**TASK TO CARRY OUT**
Reproduce the listing below from the line with "What matplotlib code" to the line with "0.007, 0.016, 0.006]", both lines included, character for character, minus any pictures.

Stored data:
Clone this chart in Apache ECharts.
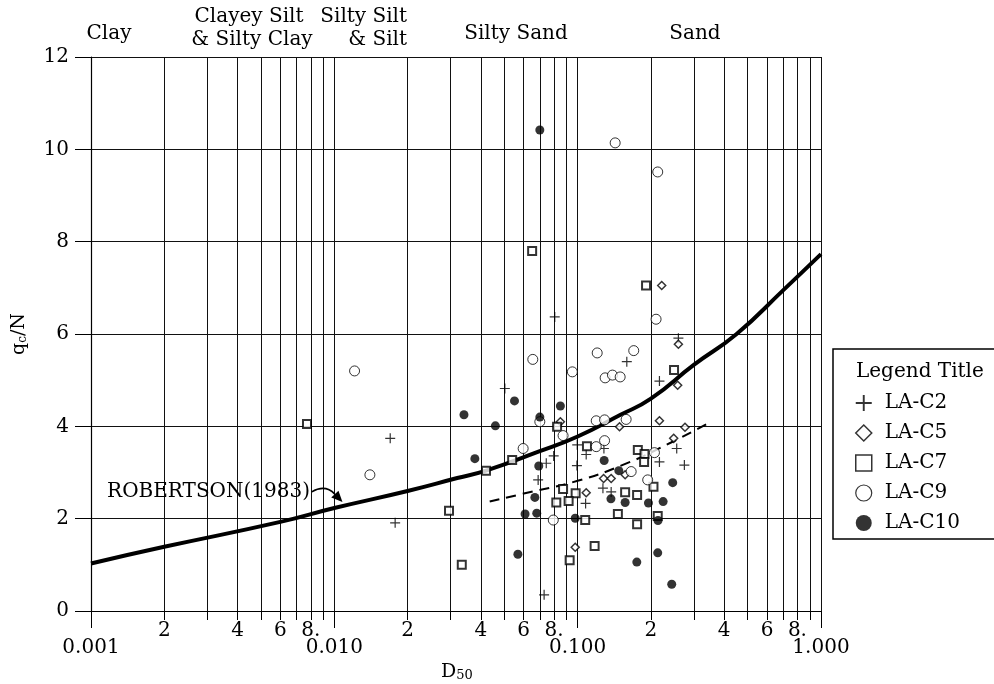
<!DOCTYPE html>
<html lang="en">
<head>
<meta charset="UTF-8">
<title>qc/N vs D50</title>
<script src="https://cdn.jsdelivr.net/npm/echarts@6/dist/echarts.min.js"></script>
<style>html,body{margin:0;padding:0;background:#fff;}</style>
</head>
<body>
<div id="container" style="width:994px;height:684px"></div>
<script type="text/javascript">
var FONT = 'DejaVu Serif';

// axis ticks and labels
var xTickValues = [0.001, 0.002, 0.003, 0.004, 0.005, 0.006, 0.007, 0.008, 0.009,
                   0.01, 0.02, 0.03, 0.04, 0.05, 0.06, 0.07, 0.08, 0.09,
                   0.1, 0.2, 0.3, 0.4, 0.5, 0.6, 0.7, 0.8, 0.9, 1];
var xDigitValues = [0.002, 0.004, 0.006, 0.008, 0.02, 0.04, 0.06, 0.08, 0.2, 0.4, 0.6, 0.8];
var xDigitTexts = ['2', '4', '6', '8.', '2', '4', '6', '8.', '2', '4', '6', '8.'];
var xDecades = [0.001, 0.01, 0.1, 1];
var xDecadeTexts = ['0.001', '0.010', '0.100', '1.000'];

// LA-C2 (+)
var c2D50 = [0.2594, 0.1592, 0.2168, 0.0502, 0.0996, 0.1282, 0.1084, 0.0797, 0.0743, 0.0993, 0.0688,
             0.2168, 0.2553, 0.2745, 0.127, 0.1373, 0.1078, 0.0728, 0.0805, 0.01697, 0.01778];
var c2Q = [5.91, 5.40, 4.98, 4.82, 3.60, 3.52, 3.39, 3.36, 3.20, 3.15, 2.84,
           3.23, 3.52, 3.16, 2.66, 2.58, 2.33, 0.35, 6.37, 3.74, 1.91];

// LA-C5 (diamond)
var c5D50 = [0.2594, 0.2576, 0.2168, 0.1486, 0.2761, 0.2481, 0.0849, 0.1278, 0.1373, 0.1567, 0.1084, 0.0977, 0.2215];
var c5Q = [5.78, 4.89, 4.12, 3.99, 3.98, 3.74, 4.10, 2.87, 2.87, 2.95, 2.56, 1.38, 7.05];

// LA-C7 (square)
var c7D50 = [0.2489, 0.0823, 0.1092, 0.1767, 0.1882, 0.1875, 0.0538, 0.042, 0.0871, 0.0981, 0.0918, 0.0817, 0.1567,
             0.1755, 0.2049, 0.2133, 0.1463, 0.1074, 0.1755, 0.1174, 0.0927, 0.0334, 0.0296, 0.065, 0.191, 0.00772];
var c7Q = [5.22, 3.99, 3.57, 3.49, 3.40, 3.23, 3.27, 3.04, 2.64, 2.55, 2.38, 2.35, 2.57,
           2.51, 2.69, 2.06, 2.10, 1.97, 1.88, 1.41, 1.10, 1.00, 2.17, 7.80, 7.05, 4.05];

// LA-C9 (open circle)
var c9D50 = [0.1203, 0.170, 0.0654, 0.0951, 0.1297, 0.139, 0.1495, 0.1192, 0.129, 0.1582, 0.0699, 0.0871,
             0.129, 0.1192, 0.0597, 0.2068, 0.1659, 0.194, 0.0794, 0.1426, 0.2133, 0.21, 0.01211, 0.014];
var c9Q = [5.59, 5.64, 5.45, 5.18, 5.05, 5.11, 5.07, 4.12, 4.14, 4.15, 4.10, 3.80,
           3.69, 3.56, 3.52, 3.43, 3.02, 2.84, 1.97, 10.14, 9.51, 6.32, 5.20, 2.95];

// LA-C10 (filled circle)
var c10D50 = [0.0341, 0.0459, 0.055, 0.0699, 0.0849, 0.0378, 0.0692, 0.1285, 0.0667, 0.0608, 0.0679, 0.0977,
              0.137, 0.1567, 0.1476, 0.1954, 0.2245, 0.2458, 0.2139, 0.0568, 0.175, 0.2133, 0.2435, 0.0699];
var c10Q = [4.25, 4.01, 4.55, 4.20, 4.44, 3.30, 3.14, 3.26, 2.46, 2.10, 2.12, 2.01,
            2.43, 2.35, 3.04, 2.34, 2.37, 2.78, 1.96, 1.23, 1.06, 1.26, 0.58, 10.42];

// Robertson (1983) curve
var robD50 = [0.001, 0.002, 0.006, 0.01, 0.02, 0.032, 0.042, 0.069, 0.1, 0.15, 0.2, 0.3, 0.45, 0.7, 1.0];
var robQ = [1.03, 1.39, 1.93, 2.23, 2.60, 2.88, 3.04, 3.45, 3.78, 4.25, 4.60, 5.33, 6.00, 6.95, 7.73];

// dashed trend line
var trendD50 = [0.0435, 0.0607, 0.1, 0.156, 0.242, 0.347];
var trendQ = [2.37, 2.55, 2.82, 3.18, 3.65, 4.08];

// label arrow: from end of the text to the curve
var arrowFrom = [0.00807, 2.58];
var arrowTo = [0.0108, 2.36];

function zip(a, b) {
    return a.map(function (v, i) { return [v, b[i]]; });
}

// look a tick value up in a list (log axis may hand over the value or its log)
function lookup(v, values, texts) {
    if (v <= 0) v = Math.pow(10, v);
    for (var i = 0; i < values.length; i++) {
        if (Math.abs(Math.log10(v) - Math.log10(values[i])) < 1e-4) return texts[i];
    }
    return '';
}

var PLUS = 'path://M4.4,0H5.6V4.4H10V5.6H5.6V10H4.4V5.6H0V4.4H4.4Z';

var dom = document.getElementById('container');
var myChart = echarts.init(dom, null, {renderer: 'canvas'});

function txt(id, x, y, s, align) {
    return {type: 'text', id: id, x: x, y: y, z: 100,
            style: {text: s, font: '20px "DejaVu Serif"', fill: '#000',
                    textAlign: align || 'center', textVerticalAlign: 'middle'}};
}

var option = {
    animation: false,
    backgroundColor: '#fff',
    textStyle: {fontFamily: FONT, color: '#000'},
    grid: {left: 91, right: 173, top: 57, bottom: 73, containLabel: false, outerBoundsMode: 'none'},
    xAxis: [{
        type: 'log',
        logBase: 10,
        min: 0.001,
        max: 1,
        axisLine: {show: true, lineStyle: {color: '#000', width: 1.2}},
        axisTick: {show: true, length: 9, inside: false, customValues: xTickValues,
                   lineStyle: {color: '#000', width: 1}},
        splitLine: {show: true, customValues: xTickValues, lineStyle: {color: '#111', width: 1}},
        axisLabel: {
            customValues: xDigitValues,
            hideOverlap: false,
            margin: 11,
            lineHeight: 18,
            fontFamily: FONT, fontSize: 20, color: '#000',
            formatter: function (v) { return lookup(v, xDigitValues, xDigitTexts); }
        }
    }, {
        type: 'log',
        logBase: 10,
        min: 0.001,
        max: 1,
        position: 'bottom',
        axisLine: {show: false},
        axisTick: {show: true, length: 17, customValues: xDecades, lineStyle: {color: '#000', width: 1}},
        axisLabel: {
            customValues: xDecades,
            showMinLabel: true,
            showMaxLabel: true,
            margin: 28,
            lineHeight: 18,
            fontFamily: FONT, fontSize: 20, color: '#000',
            formatter: function (v) { return lookup(v, xDecades, xDecadeTexts); }
        },
        splitLine: {show: false}
    }],
    yAxis: {
        type: 'value',
        min: 0,
        max: 12,
        interval: 2,
        name: '{q|q}{s|c}{q|/N}',
        nameLocation: 'middle',
        nameRotate: 90,
        nameGap: 62,
        nameMoveOverlap: false,
        nameTextStyle: {
            rich: {
                q: {fontFamily: FONT, fontSize: 19, color: '#000'},
                s: {fontFamily: FONT, fontSize: 12, color: '#000', padding: [8, 0, 0, 0]}
            }
        },
        axisLine: {show: true, lineStyle: {color: '#000', width: 1.2}},
        axisTick: {show: true, length: 16, inside: false, lineStyle: {color: '#000'}},
        axisLabel: {margin: 22, fontFamily: FONT, fontSize: 20, color: '#000'},
        splitLine: {show: true, lineStyle: {color: '#111', width: 1}}
    },
    legend: {
        orient: 'vertical',
        left: 833,
        top: 349,
        padding: [44, 60, 6, 22],
        itemWidth: 16,
        itemHeight: 16,
        itemGap: 10,
        borderColor: '#000',
        borderWidth: 1.5,
        backgroundColor: '#fff',
        textStyle: {fontFamily: FONT, fontSize: 20, color: '#000', lineHeight: 20, padding: [0, 0, 0, 8]},
        data: [
            {name: 'LA-C2', icon: PLUS, itemStyle: {color: '#000', borderWidth: 0}},
            {name: 'LA-C5', icon: 'diamond', itemStyle: {color: '#fff', borderColor: '#000', borderWidth: 1.5}},
            {name: 'LA-C7', icon: 'rect', itemStyle: {color: '#fff', borderColor: '#000', borderWidth: 1.5}},
            {name: 'LA-C9', icon: 'circle', itemStyle: {color: '#fff', borderColor: '#000', borderWidth: 1.2}},
            {name: 'LA-C10', icon: 'circle', itemStyle: {color: '#000', borderWidth: 0}}
        ]
    },
    graphic: [
        {type: 'text', id: 'legendTitle', left: 856, top: 362, z: 100,
         style: {text: 'Legend Title', font: '20px "DejaVu Serif"', fill: '#000'}},
        {type: 'text', id: 'xName', x: 457, y: 672, z: 100,
         style: {text: '{d|D}{s|50}', textAlign: 'center', textVerticalAlign: 'middle', fill: '#000',
                 rich: {
                     d: {fontFamily: FONT, fontSize: 19, fill: '#000'},
                     s: {fontFamily: FONT, fontSize: 13, fill: '#000', padding: [8, 0, 0, 0]}
                 }}},
        txt('rob', 310, 492, 'ROBERTSON(1983)', 'right'),
        txt('t1', 109, 34, 'Clay'),
        txt('t2', 249, 17, 'Clayey Silt'),
        txt('t3', 252, 40, '& Silty Clay'),
        txt('t4', 407, 17, 'Silty Silt', 'right'),
        txt('t5', 407, 40, '& Silt', 'right'),
        txt('t6', 516, 34, 'Silty Sand'),
        txt('t7', 695, 34, 'Sand')
    ],
    series: [
        {
            name: 'ROBERTSON(1983)',
            type: 'line',
            smooth: true,
            symbol: 'none',
            silent: true,
            z: 3,
            lineStyle: {color: '#000', width: 4},
            data: zip(robD50, robQ)
        },
        {
            name: 'trend',
            type: 'line',
            smooth: true,
            symbol: 'none',
            silent: true,
            z: 3,
            lineStyle: {color: '#000', width: 2, type: [10, 7]},
            data: zip(trendD50, trendQ)
        },
        {
            name: 'LA-C2', type: 'scatter', symbol: PLUS, symbolSize: 10, z: 5,
            itemStyle: {color: '#000'},
            data: zip(c2D50, c2Q)
        },
        {
            name: 'LA-C5', type: 'scatter', symbol: 'diamond', symbolSize: 8, z: 5,
            itemStyle: {color: '#fff', borderColor: '#000', borderWidth: 1.5},
            data: zip(c5D50, c5Q)
        },
        {
            name: 'LA-C7', type: 'scatter', symbol: 'rect', symbolSize: 8, z: 5,
            itemStyle: {color: '#fff', borderColor: '#000', borderWidth: 2},
            data: zip(c7D50, c7Q)
        },
        {
            name: 'LA-C9', type: 'scatter', symbol: 'circle', symbolSize: 10, z: 5,
            itemStyle: {color: '#fff', borderColor: '#000', borderWidth: 1},
            data: zip(c9D50, c9Q)
        },
        {
            name: 'LA-C10', type: 'scatter', symbol: 'circle', symbolSize: 9, z: 5,
            itemStyle: {color: '#000'},
            data: zip(c10D50, c10Q)
        }
    ]
};

if (option && typeof option === 'object') {
    myChart.setOption(option);
}

// curved arrow for the ROBERTSON(1983) label, placed through the axes
var p0 = myChart.convertToPixel({xAxisIndex: 0, yAxisIndex: 0}, arrowFrom);
var p1 = myChart.convertToPixel({xAxisIndex: 0, yAxisIndex: 0}, arrowTo);
if (p0 && p1) {
    var cx = (p0[0] + p1[0]) / 2 - 2, cy = Math.min(p0[1], p1[1]) - 8;
    var dx = p1[0] - cx, dy = p1[1] - cy, len = Math.sqrt(dx * dx + dy * dy);
    dx /= len; dy /= len;
    var hl = 11, hw = 5;
    var bx = p1[0] - dx * hl, by = p1[1] - dy * hl;
    myChart.setOption({
        graphic: [
            {type: 'bezierCurve', id: 'arrowLine', z: 100,
             shape: {x1: p0[0], y1: p0[1], cpx1: cx, cpy1: cy, x2: bx, y2: by},
             style: {stroke: '#000', lineWidth: 1.6, fill: null}},
            {type: 'polygon', id: 'arrowHead', z: 100,
             shape: {points: [[p1[0], p1[1]], [bx - dy * hw, by + dx * hw], [bx + dy * hw, by - dx * hw]]},
             style: {fill: '#000'}}
        ]
    });
}
window.addEventListener('resize', myChart.resize);
</script>
</body>
</html>
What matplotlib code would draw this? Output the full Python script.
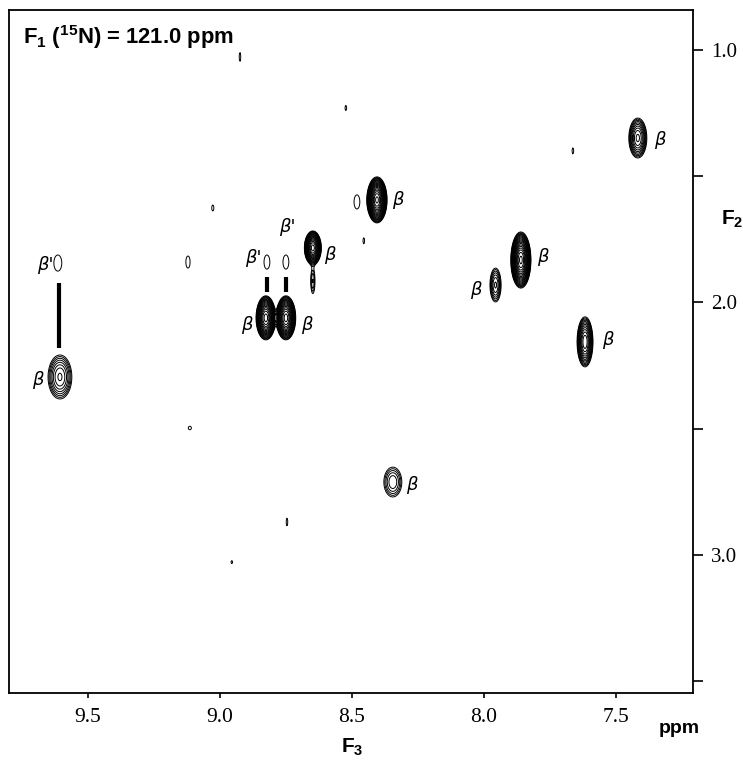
import numpy as np
import matplotlib.pyplot as plt

# cross peaks: F3 (ppm), F2 (ppm), half widths of the lowest contour, height
peak_f3 = [7.417, 8.405, 8.481, 8.648, 8.648, 8.826, 8.750, 8.822, 8.750,
           7.860, 7.956, 7.617, 9.606, 9.614, 8.345]
peak_f2 = [1.349, 1.594, 1.602, 1.784, 1.915, 2.061, 2.061, 1.840, 1.840,
           1.832, 1.931, 2.156, 2.295, 1.844, 2.711]
peak_wx = [0.034, 0.038, 0.011, 0.032, 0.008, 0.037, 0.037, 0.011, 0.011,
           0.038, 0.021, 0.030, 0.045, 0.015, 0.034]
peak_wy = [0.079, 0.091, 0.028, 0.067, 0.050, 0.087, 0.087, 0.028, 0.028,
           0.111, 0.067, 0.099, 0.087, 0.032, 0.059]
peak_amp = [8, 60, 1.2, 40, 2.0, 40, 40, 1.2, 1.2,
            60, 4, 14, 5, 1.2, 3]

# small noise spots
noise_f3 = [8.924, 9.027, 8.523, 9.121, 8.455, 7.663, 9.114, 8.746, 8.955]
noise_f2 = [1.028, 1.626, 1.230, 1.840, 1.756, 1.400, 2.497, 2.869, 3.028]
noise_wx = [0.003, 0.004, 0.003, 0.008, 0.003, 0.003, 0.006, 0.003, 0.003]
noise_wy = [0.018, 0.012, 0.010, 0.024, 0.012, 0.012, 0.007, 0.016, 0.006]

# assignment labels (anchored on the peaks above)
lab_f3 = [7.417, 8.405, 8.648, 8.826, 8.750, 7.860, 7.956, 7.617, 9.606, 8.345,
          9.614, 8.822, 8.750]
lab_f2 = [1.349, 1.594, 1.784, 2.061, 2.061, 1.832, 1.931, 2.156, 2.295, 2.711,
          1.844, 1.840, 1.840]
lab_txt = ["β"] * 10 + ["β'", "β'", "β'"]
lab_dx = [15.8, 15.1, 12.2, -13.7, 15.1, 15.8, -14.4, 16.6, -15.8, 13.7, -9.4, -10.1, 0.7]
lab_dy = [-1.4, 0.0, -5.0, -5.0, -5.0, 2.2, -3.6, 1.4, -2.2, -2.2, -1.4, 2.9, 25.2]

# bars linking beta' to beta
link_f3 = [9.610, 8.822, 8.750]
link_top = [1.923, 1.899, 1.899]
link_bot = [2.180, 1.958, 1.958]

plt.rcParams['mathtext.fontset'] = 'custom'
plt.rcParams['mathtext.rm'] = 'Liberation Sans:bold'
plt.rcParams['mathtext.default'] = 'rm'

x = np.linspace(7.15, 9.85, 1000)
y = np.linspace(0.8, 3.6, 1000)
X, Y = np.meshgrid(x, y)
Z = np.zeros_like(X)
for px, py, wx, wy, a in zip(peak_f3, peak_f2, peak_wx, peak_wy, peak_amp):
    k = np.sqrt(2 * np.log(a))
    sx, sy = wx / k, wy / k
    Z += a * np.exp(-((X - px) ** 2 / (2 * sx ** 2) + (Y - py) ** 2 / (2 * sy ** 2)))
for px, py, wx, wy in zip(noise_f3, noise_f2, noise_wx, noise_wy):
    a = 1.2
    k = np.sqrt(2 * np.log(a))
    Z += a * np.exp(-((X - px) ** 2 / (2 * (wx / k) ** 2) + (Y - py) ** 2 / (2 * (wy / k) ** 2)))

levels = 1.0 * 1.25 ** np.arange(0, 20)

fig = plt.figure(figsize=(7.43, 7.60), dpi=100)
ax = fig.add_axes([0.0121, 0.0882, 0.9206, 0.8987])
ax.contour(X, Y, Z, levels=levels, colors='black', linewidths=0.7)
ax.vlines(link_f3, link_top, link_bot, colors='black', linewidth=3)

for lx, ly, t, dx, dy in zip(lab_f3, lab_f2, lab_txt, lab_dx, lab_dy):
    ax.annotate(t, (lx, ly), xytext=(dx, dy), textcoords='offset points',
                ha='center', va='center', fontsize=13, style='italic',
                family='DejaVu Sans')

ax.set_xlim(9.799, 7.208)
ax.set_ylim(3.546, 0.842)
ax.set_xticks([9.5, 9.0, 8.5, 8.0, 7.5])
ax.set_xticklabels(['9.5', '9.0', '8.5', '8.0', '7.5'], family='Liberation Serif', fontsize=15.5)
ax.tick_params(axis='x', length=3.6, width=1.2, pad=7)
ax.yaxis.tick_right()
ax.set_yticks([1.0, 1.5, 2.0, 2.5, 3.0, 3.5])
ax.set_yticklabels(['1.0', '', '2.0', '', '3.0', ''], family='Liberation Serif', fontsize=15)
ax.tick_params(axis='y', length=7, width=1.2, pad=6)
for s in ax.spines.values():
    s.set_linewidth(1.3)

fig.text(0.031, 0.951, r"F$_1$ ($^{15}$N) = 121.0 ppm", fontsize=15.8, fontweight='bold',
         family='Liberation Sans', va='center', ha='left')
fig.text(0.985, 0.711, r"F$_2$", fontsize=15, fontweight='bold', family='Liberation Sans',
         ha='center', va='center')
fig.text(0.474, 0.016, r"F$_3$", fontsize=15, fontweight='bold', family='Liberation Sans',
         ha='center', va='center')
fig.text(0.914, 0.041, "ppm", fontsize=14, fontweight='bold', family='Liberation Sans',
         ha='center', va='center')

fig.savefig('out.png', dpi=100)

**SOLUTION FOR THIS PROBLEM**
What matplotlib code would draw this? Output the full Python script.
import numpy as np
import matplotlib.pyplot as plt

# cross peaks: F3 (ppm), F2 (ppm), half widths of the lowest contour, height
peak_f3 = [7.417, 8.405, 8.481, 8.648, 8.648, 8.826, 8.750, 8.822, 8.750,
           7.860, 7.956, 7.617, 9.606, 9.614, 8.345]
peak_f2 = [1.349, 1.594, 1.602, 1.784, 1.915, 2.061, 2.061, 1.840, 1.840,
           1.832, 1.931, 2.156, 2.295, 1.844, 2.711]
peak_wx = [0.034, 0.038, 0.011, 0.032, 0.008, 0.037, 0.037, 0.011, 0.011,
           0.038, 0.021, 0.030, 0.045, 0.015, 0.034]
peak_wy = [0.079, 0.091, 0.028, 0.067, 0.050, 0.087, 0.087, 0.028, 0.028,
           0.111, 0.067, 0.099, 0.087, 0.032, 0.059]
peak_amp = [8, 60, 1.2, 40, 2.0, 40, 40, 1.2, 1.2,
            60, 4, 14, 5, 1.2, 3]

# small noise spots
noise_f3 = [8.924, 9.027, 8.523, 9.121, 8.455, 7.663, 9.114, 8.746, 8.955]
noise_f2 = [1.028, 1.626, 1.230, 1.840, 1.756, 1.400, 2.497, 2.869, 3.028]
noise_wx = [0.003, 0.004, 0.003, 0.008, 0.003, 0.003, 0.006, 0.003, 0.003]
noise_wy = [0.018, 0.012, 0.010, 0.024, 0.012, 0.012, 0.007, 0.016, 0.006]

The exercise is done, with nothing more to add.